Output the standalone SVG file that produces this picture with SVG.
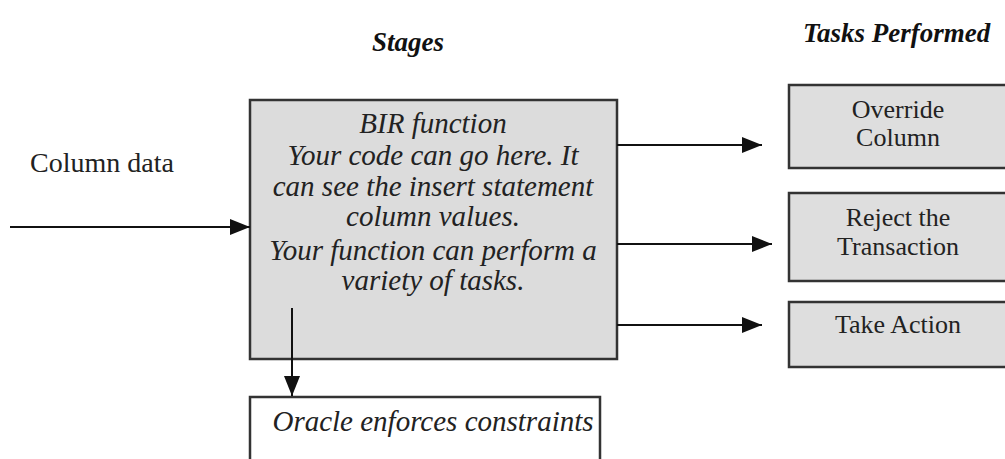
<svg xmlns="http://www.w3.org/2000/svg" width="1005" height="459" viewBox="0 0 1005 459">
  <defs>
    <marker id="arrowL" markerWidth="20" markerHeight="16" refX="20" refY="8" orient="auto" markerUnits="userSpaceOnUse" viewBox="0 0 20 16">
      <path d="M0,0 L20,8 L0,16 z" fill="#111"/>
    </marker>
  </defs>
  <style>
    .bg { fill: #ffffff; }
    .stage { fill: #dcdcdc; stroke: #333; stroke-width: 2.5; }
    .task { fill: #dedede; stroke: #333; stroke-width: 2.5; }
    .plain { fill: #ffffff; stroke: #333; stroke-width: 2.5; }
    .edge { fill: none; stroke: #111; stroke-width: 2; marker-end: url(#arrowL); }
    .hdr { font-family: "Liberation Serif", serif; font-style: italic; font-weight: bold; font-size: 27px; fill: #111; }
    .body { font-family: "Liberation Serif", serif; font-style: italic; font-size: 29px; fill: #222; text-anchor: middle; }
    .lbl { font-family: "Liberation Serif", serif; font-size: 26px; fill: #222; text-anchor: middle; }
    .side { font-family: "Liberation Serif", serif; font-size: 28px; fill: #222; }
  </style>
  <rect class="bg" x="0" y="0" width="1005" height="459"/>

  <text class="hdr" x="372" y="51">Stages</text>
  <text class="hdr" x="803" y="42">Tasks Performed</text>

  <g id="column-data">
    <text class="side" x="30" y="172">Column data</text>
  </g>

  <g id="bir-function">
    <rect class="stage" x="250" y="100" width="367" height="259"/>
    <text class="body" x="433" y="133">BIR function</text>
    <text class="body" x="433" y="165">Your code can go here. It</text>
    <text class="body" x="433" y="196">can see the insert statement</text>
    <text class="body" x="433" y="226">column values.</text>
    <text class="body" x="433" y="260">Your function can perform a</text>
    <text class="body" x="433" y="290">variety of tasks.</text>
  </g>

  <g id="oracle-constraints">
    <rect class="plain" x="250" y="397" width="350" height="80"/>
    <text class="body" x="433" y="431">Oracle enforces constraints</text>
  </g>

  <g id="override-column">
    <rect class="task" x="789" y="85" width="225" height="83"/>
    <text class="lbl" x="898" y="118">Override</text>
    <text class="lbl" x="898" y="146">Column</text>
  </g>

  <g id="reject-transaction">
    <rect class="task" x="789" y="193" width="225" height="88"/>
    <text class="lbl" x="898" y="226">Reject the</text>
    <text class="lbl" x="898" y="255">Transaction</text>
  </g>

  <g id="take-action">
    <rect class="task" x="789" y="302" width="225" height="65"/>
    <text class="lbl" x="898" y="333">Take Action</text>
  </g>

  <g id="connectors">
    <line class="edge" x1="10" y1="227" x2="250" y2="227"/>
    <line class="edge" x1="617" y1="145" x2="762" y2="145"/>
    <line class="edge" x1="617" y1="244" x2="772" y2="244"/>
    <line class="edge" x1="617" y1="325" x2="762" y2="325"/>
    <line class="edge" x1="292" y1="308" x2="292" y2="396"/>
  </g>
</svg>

○ ○ ○ ○ ○ ○ ○

▶ **Goal**
Restate the data above exactly, stripping out each image.

▶ **Result of this exercise**
Output the standalone SVG file that produces this picture with SVG.
<svg xmlns="http://www.w3.org/2000/svg" width="1005" height="459" viewBox="0 0 1005 459">
  <defs>
    <marker id="arrowL" markerWidth="20" markerHeight="16" refX="20" refY="8" orient="auto" markerUnits="userSpaceOnUse" viewBox="0 0 20 16">
      <path d="M0,0 L20,8 L0,16 z" fill="#111"/>
    </marker>
  </defs>
  <style>
    .bg { fill: #ffffff; }
    .stage { fill: #dcdcdc; stroke: #333; stroke-width: 2.5; }
    .task { fill: #dedede; stroke: #333; stroke-width: 2.5; }
    .plain { fill: #ffffff; stroke: #333; stroke-width: 2.5; }
    .edge { fill: none; stroke: #111; stroke-width: 2; marker-end: url(#arrowL); }
    .hdr { font-family: "Liberation Serif", serif; font-style: italic; font-weight: bold; font-size: 27px; fill: #111; }
    .body { font-family: "Liberation Serif", serif; font-style: italic; font-size: 29px; fill: #222; text-anchor: middle; }
    .lbl { font-family: "Liberation Serif", serif; font-size: 26px; fill: #222; text-anchor: middle; }
    .side { font-family: "Liberation Serif", serif; font-size: 28px; fill: #222; }
  </style>
  <rect class="bg" x="0" y="0" width="1005" height="459"/>

  <text class="hdr" x="372" y="51">Stages</text>
  <text class="hdr" x="803" y="42">Tasks Performed</text>

  <g id="column-data">
    <text class="side" x="30" y="172">Column data</text>
  </g>

  <g id="bir-function">
    <rect class="stage" x="250" y="100" width="367" height="259"/>
    <text class="body" x="433" y="133">BIR function</text>
    <text class="body" x="433" y="165">Your code can go here. It</text>
    <text class="body" x="433" y="196">can see the insert statement</text>
    <text class="body" x="433" y="226">column values.</text>
    <text class="body" x="433" y="260">Your function can perform a</text>
    <text class="body" x="433" y="290">variety of tasks.</text>
  </g>

  <g id="oracle-constraints">
    <rect class="plain" x="250" y="397" width="350" height="80"/>
    <text class="body" x="433" y="431">Oracle enforces constraints</text>
  </g>

  <g id="override-column">
    <rect class="task" x="789" y="85" width="225" height="83"/>
    <text class="lbl" x="898" y="118">Override</text>
    <text class="lbl" x="898" y="146">Column</text>
  </g>

  <g id="reject-transaction">
    <rect class="task" x="789" y="193" width="225" height="88"/>
    <text class="lbl" x="898" y="226">Reject the</text>
    <text class="lbl" x="898" y="255">Transaction</text>
  </g>

  <g id="take-action">
    <rect class="task" x="789" y="302" width="225" height="65"/>
    <text class="lbl" x="898" y="333">Take Action</text>
  </g>

  <g id="connectors">
    <line class="edge" x1="10" y1="227" x2="250" y2="227"/>
    <line class="edge" x1="617" y1="145" x2="762" y2="145"/>
    <line class="edge" x1="617" y1="244" x2="772" y2="244"/>
    <line class="edge" x1="617" y1="325" x2="762" y2="325"/>
    <line class="edge" x1="292" y1="308" x2="292" y2="396"/>
  </g>
</svg>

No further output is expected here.